If we are working in a role supporting children or young people (YP), then we are likely going to have contact with the adults in their lives. Sometimes, this can feel productive and positive, and other times, it can feel challenging and combative.

It might feel pretty stressful to talk to a guardian after their child was involved in an incident or to let a parent know that their YP left the school or their residential care home for the day.

I will never forget some of the tricky conversations I had to navigate with parents and guardians as a school leader. A lot of the adults in my student's lives had experienced childhood trauma or school-related trauma themselves, so it was important to consider how to navigate these conversations safely and productively.

I’m going to share some things that helped me prepare and facilitate these conversations that may help you, too.

Regulate

Engaging in this conversation could be causing the guardian stress or dysregulation. When someone is highly stressed or dysregulated, their capacity to engage in a meaningful conversation is inhibited. Consider ways to support the guardian to regulate before diving into the conversation.

Some ideas include:

  • Greet them at the entrance and walk side by side to get to an appropriate room (consider noise level and environment)

  • Offer them a glass of water (lowers cortisol)

  • Have fidgets available in the room (not just for kids)

  • Allow them to sit closest to the door (easy exit if they need to leave)

  • Ask them what they need before you begin

If this conversation is happening via the phone or online, consider the best time of day to engage with the parent and ask them what suits them best. We don’t want to choose a time that is already difficult for them (eg. 8.30am may not suit a busy parent getting their kids ready for school and out the door).

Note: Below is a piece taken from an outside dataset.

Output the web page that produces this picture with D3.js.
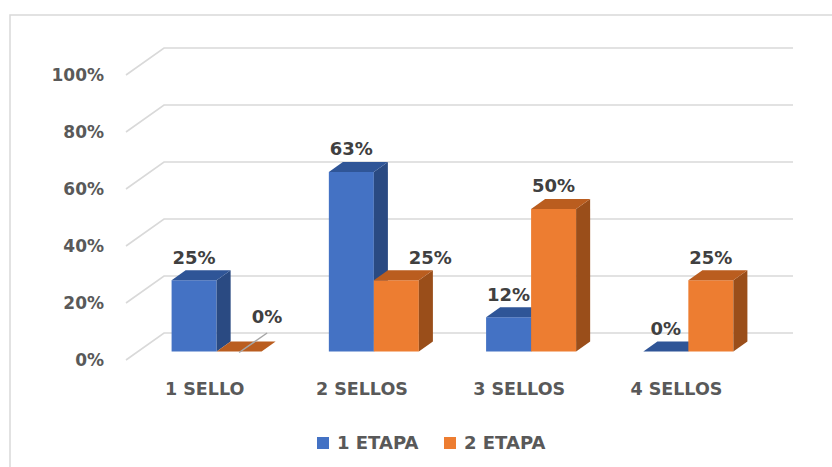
<!DOCTYPE html>
<html>
<head>
<meta charset="utf-8">
<script src="https://cdn.jsdelivr.net/npm/d3@7"></script>
<style>
  body { margin: 0; background: #fff; }
  svg { display: block; font-family: "DejaVu Sans", sans-serif; font-weight: bold; }
</style>
</head>
<body>
<svg id="chart" width="832" height="467"></svg>
<script>
var categories = ["1 SELLO", "2 SELLOS", "3 SELLOS", "4 SELLOS"];
var series = ["1 ETAPA", "2 ETAPA"];
var etapa1 = [25, 63, 12, 0];
var etapa2 = [0, 25, 50, 25];
var yTicks = [0, 20, 40, 60, 80, 100];

var colors = {
  "1 ETAPA": { front: "#4472C4", top: "#2F5597", side: "#2A4A82" },
  "2 ETAPA": { front: "#ED7D31", top: "#BA5D1F", side: "#9A4E1A" }
};

// oblique 3d: one depth unit moves the point by (depthX, -depthY)
var depthX = 38, depthY = 27;
var floorY = 360;
var barZ0 = 0.315, barZ1 = 0.685;
var barWidth = 45;

// labels that were dragged by hand in the original (bar index -> shift, leader line)
var movedLabels = {
  1: { dx: 28, dy: -12, leader: true },
  3: { dx: 34, dy: 0, leader: false }
};

var svg = d3.select("#chart");

var x = d3.scaleBand().domain(categories).range([126, 755]);
var xs = d3.scaleBand().domain(series).range([-barWidth, barWidth]);
var y = d3.scaleLinear().domain([0, 100]).range([0, 285]);

function proj(px, v, z) {
  return [px + depthX * z, floorY - y(v) - depthY * z];
}

// outer frame
svg.append("path")
    .attr("d", "M10,467V15H832")
    .attr("fill", "none")
    .attr("stroke", "#d9d9d9")
    .attr("stroke-width", 1.5);

// gridlines: back wall and left floor edge
var grid = svg.append("g").attr("stroke", "#d9d9d9").attr("stroke-width", 1.6).attr("fill", "none");
yTicks.forEach(function (t) {
  var a = proj(x.range()[0], t, 0), b = proj(x.range()[0], t, 1), c = proj(x.range()[1], t, 1);
  grid.append("path").attr("d", "M" + a + "L" + b + "L" + c);
});

// y tick labels
svg.append("g").selectAll("text")
    .data(yTicks)
    .enter().append("text")
    .attr("x", 104)
    .attr("y", function (d) { return proj(0, d, 0)[1] + 6; })
    .attr("text-anchor", "end")
    .attr("font-size", 17)
    .attr("fill", "#595959")
    .text(function (d) { return d + "%"; });

// bars
var bars = [];
categories.forEach(function (c, i) {
  bars.push({ cat: c, s: series[0], v: etapa1[i] });
  bars.push({ cat: c, s: series[1], v: etapa2[i] });
});

var barG = svg.append("g");
bars.forEach(function (d) {
  var x0 = x(d.cat) + x.bandwidth() / 2 + xs(d.s);
  var x1 = x0 + xs.bandwidth();
  var col = colors[d.s];
  var fb0 = proj(x0, 0, barZ0), fb1 = proj(x1, 0, barZ0);
  var ft0 = proj(x0, d.v, barZ0), ft1 = proj(x1, d.v, barZ0);
  var bt0 = proj(x0, d.v, barZ1), bt1 = proj(x1, d.v, barZ1), bb1 = proj(x1, 0, barZ1);
  d.cx = (ft0[0] + ft1[0]) / 2;
  d.top = ft0[1];
  if (d.v > 0) {
    barG.append("path").attr("fill", col.front)
        .attr("d", "M" + fb0 + "L" + fb1 + "L" + ft1 + "L" + ft0 + "Z");
    barG.append("path").attr("fill", col.side)
        .attr("d", "M" + fb1 + "L" + bb1 + "L" + bt1 + "L" + ft1 + "Z");
  }
  barG.append("path").attr("fill", col.top)
      .attr("d", "M" + ft0 + "L" + ft1 + "L" + bt1 + "L" + bt0 + "Z");
});

// value labels
var labelG = svg.append("g");
bars.forEach(function (d, i) {
  var lx = d.cx, ly = d.top - 16.5;
  var m = movedLabels[i];
  if (m) {
    lx += m.dx; ly += m.dy;
    if (m.leader) {
      labelG.append("line")
          .attr("x1", d.cx).attr("y1", d.top + 1)
          .attr("x2", lx).attr("y2", ly + 10)
          .attr("stroke", "#a6a6a6").attr("stroke-width", 1.5);
    }
  }
  labelG.append("text")
      .attr("x", lx)
      .attr("y", ly)
      .attr("text-anchor", "middle")
      .attr("font-size", 18)
      .attr("fill", "#404040")
      .text(d.v + "%");
});

// category labels
svg.append("g").selectAll("text")
    .data(categories)
    .enter().append("text")
    .attr("x", function (d) { return x(d) + x.bandwidth() / 2; })
    .attr("y", 395)
    .attr("text-anchor", "middle")
    .attr("font-size", 17.5)
    .attr("fill", "#595959")
    .text(function (d) { return d; });

// legend
var legend = svg.append("g").selectAll("g")
    .data(series)
    .enter().append("g")
    .attr("transform", function (d, i) { return "translate(" + (317 + i * 127) + ",437)"; });
legend.append("rect")
    .attr("width", 12).attr("height", 12)
    .attr("fill", function (d) { return colors[d].front; });
legend.append("text")
    .attr("x", 20).attr("y", 12)
    .attr("font-size", 18)
    .attr("fill", "#595959")
    .text(function (d) { return d; });
</script>
</body>
</html>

Be aware of power dynamics

Depending on the role you have and where you work, a parent or guardian may perceive you as an authority figure.

This could be from their own experience as a YP, eg. having negative experiences with teachers when they were in school. Or, it could be a reality of their current experience, eg. having social workers evaluate their capacity as a parent.

Look to them as someone you can learn from and offer support to, rather than someone you need to win an argument with.

Some helpful prompts:

What has worked in the past that could help now?

I’d love to hear your ideas so I can better support “YP”

What can we do to make this better?

Outcome and boundaries

Prior to meeting with the guardian, be clear on the desired outcome of the conversation. A useful tip is to focus on solutions and support, rather than consequences.

Commit to operating by your workplace values or code of conduct during the conversation, and expect the same from the guardian.

It is okay to end the conversation if it feels unsafe, disrespectful, or if the guardian remains dysregulated. Let them know why you are ending the conversation and that you will reschedule.

Communicate the good stuff

It is useful to have some positive communication with the guardian before we need to speak to them about a challenge.

Spend some time chatting with guardians, letting them get to know you, and telling them the good things you have noticed about their child or YP. A positive phone call home can support you to build rapport with guardians.

Include them as an expert of their own experience. We can ask for their input, their advice, and listen to what they would like to share with us.